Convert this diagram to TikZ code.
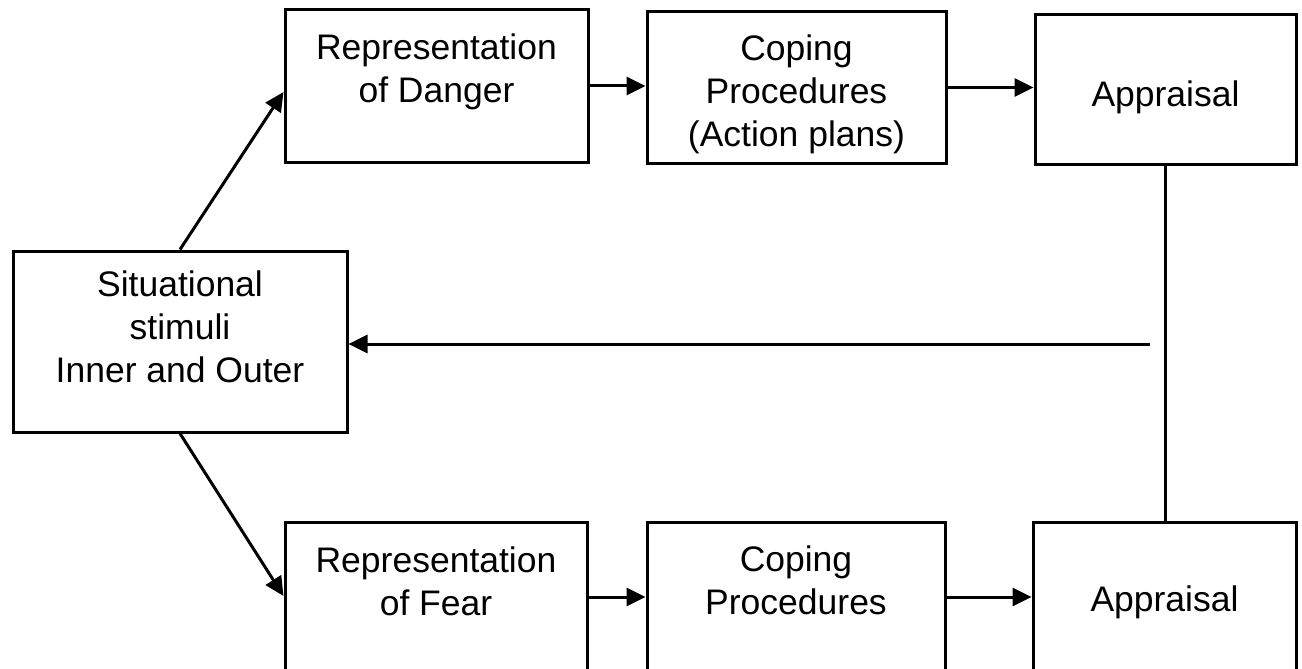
\documentclass[tikz,border=0pt]{standalone}
\usepackage{fontspec}
\setmainfont{Liberation Sans}
\usetikzlibrary{arrows.meta,calc}
\begin{document}
\begin{tikzpicture}[x=1pt,y=-1pt,
  box/.style={draw,line width=3pt,rectangle,inner sep=0pt},
  lbl/.style={anchor=north,align=center,inner sep=0pt,font=\fontsize{35.5}{43}\selectfont},
  conn/.style={line width=3pt},
  arr/.style={conn,-{Triangle[length=19pt,width=18pt]}}]
\useasboundingbox (0,0) rectangle (1302,669);
\clip (0,0) rectangle (1302,669);
\fill[white] (0,0) rectangle (1302,669);

% boxes
\node[box,minimum width=334pt,minimum height=181pt] (sit)  at (180,341.5) {};
\node[box,minimum width=303pt,minimum height=152pt] (repD) at (436.5,86) {};
\node[box,minimum width=299pt,minimum height=151pt] (copD) at (796.5,87.5) {};
\node[box,minimum width=261pt,minimum height=149pt] (appD) at (1165.5,89.5) {};
\node[box,minimum width=302pt,minimum height=158pt] (repF) at (436,601) {};
\node[box,minimum width=298pt,minimum height=158pt] (copF) at (796,601) {};
\node[box,minimum width=263pt,minimum height=158pt] (appF) at (1164.5,601) {};

% texts
\node[lbl] (tsit)  at ([yshift=-21pt]sit.north)  {Situational\\stimuli\\Inner and Outer};
\node[lbl] (trepD) at ([yshift=-25pt]repD.north) {Representation\\of Danger};
\node[lbl] (tcopD) at ([yshift=-24pt]copD.north) {Coping\\Procedures\\(Action plans)};
\node[lbl] (tappD) at ([yshift=-67pt]appD.north) {Appraisal};
\node[lbl] (trepF) at ([yshift=-26pt]repF.north) {Representation\\of Fear};
\node[lbl] (tcopF) at ([yshift=-25pt]copF.north) {Coping\\Procedures};
\node[lbl] (tappF) at ([yshift=-65pt]appF.north) {Appraisal};

% connectors
\draw[arr] (sit.north) -- ([yshift=-6pt]repD.west);
\draw[arr] (repD.east) -- (repD.east -| copD.west);
\draw[arr] (copD.east) -- (copD.east -| appD.west);
\draw[arr] (sit.south) -- ([yshift=5pt]repF.west);
\draw[arr] ([yshift=4pt]repF.east) -- ([yshift=4pt]repF.east -| copF.west);
\draw[arr] ([yshift=4pt]copF.east) -- ([yshift=4pt]copF.east -| appF.west);
\draw[conn] (appD.south) -- (appD.south |- appF.north);
\coordinate (fb) at (1150,344);
\draw[arr] (fb) -- (fb -| sit.east);
\end{tikzpicture}
\end{document}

**Stated problem**
Quote the data above in full and without alteration; skip the pictures.

**Full answer**
Convert this diagram to TikZ code.
\documentclass[tikz,border=0pt]{standalone}
\usepackage{fontspec}
\setmainfont{Liberation Sans}
\usetikzlibrary{arrows.meta,calc}
\begin{document}
\begin{tikzpicture}[x=1pt,y=-1pt,
  box/.style={draw,line width=3pt,rectangle,inner sep=0pt},
  lbl/.style={anchor=north,align=center,inner sep=0pt,font=\fontsize{35.5}{43}\selectfont},
  conn/.style={line width=3pt},
  arr/.style={conn,-{Triangle[length=19pt,width=18pt]}}]
\useasboundingbox (0,0) rectangle (1302,669);
\clip (0,0) rectangle (1302,669);
\fill[white] (0,0) rectangle (1302,669);

% boxes
\node[box,minimum width=334pt,minimum height=181pt] (sit)  at (180,341.5) {};
\node[box,minimum width=303pt,minimum height=152pt] (repD) at (436.5,86) {};
\node[box,minimum width=299pt,minimum height=151pt] (copD) at (796.5,87.5) {};
\node[box,minimum width=261pt,minimum height=149pt] (appD) at (1165.5,89.5) {};
\node[box,minimum width=302pt,minimum height=158pt] (repF) at (436,601) {};
\node[box,minimum width=298pt,minimum height=158pt] (copF) at (796,601) {};
\node[box,minimum width=263pt,minimum height=158pt] (appF) at (1164.5,601) {};

% texts
\node[lbl] (tsit)  at ([yshift=-21pt]sit.north)  {Situational\\stimuli\\Inner and Outer};
\node[lbl] (trepD) at ([yshift=-25pt]repD.north) {Representation\\of Danger};
\node[lbl] (tcopD) at ([yshift=-24pt]copD.north) {Coping\\Procedures\\(Action plans)};
\node[lbl] (tappD) at ([yshift=-67pt]appD.north) {Appraisal};
\node[lbl] (trepF) at ([yshift=-26pt]repF.north) {Representation\\of Fear};
\node[lbl] (tcopF) at ([yshift=-25pt]copF.north) {Coping\\Procedures};
\node[lbl] (tappF) at ([yshift=-65pt]appF.north) {Appraisal};

% connectors
\draw[arr] (sit.north) -- ([yshift=-6pt]repD.west);
\draw[arr] (repD.east) -- (repD.east -| copD.west);
\draw[arr] (copD.east) -- (copD.east -| appD.west);
\draw[arr] (sit.south) -- ([yshift=5pt]repF.west);
\draw[arr] ([yshift=4pt]repF.east) -- ([yshift=4pt]repF.east -| copF.west);
\draw[arr] ([yshift=4pt]copF.east) -- ([yshift=4pt]copF.east -| appF.west);
\draw[conn] (appD.south) -- (appD.south |- appF.north);
\coordinate (fb) at (1150,344);
\draw[arr] (fb) -- (fb -| sit.east);
\end{tikzpicture}
\end{document}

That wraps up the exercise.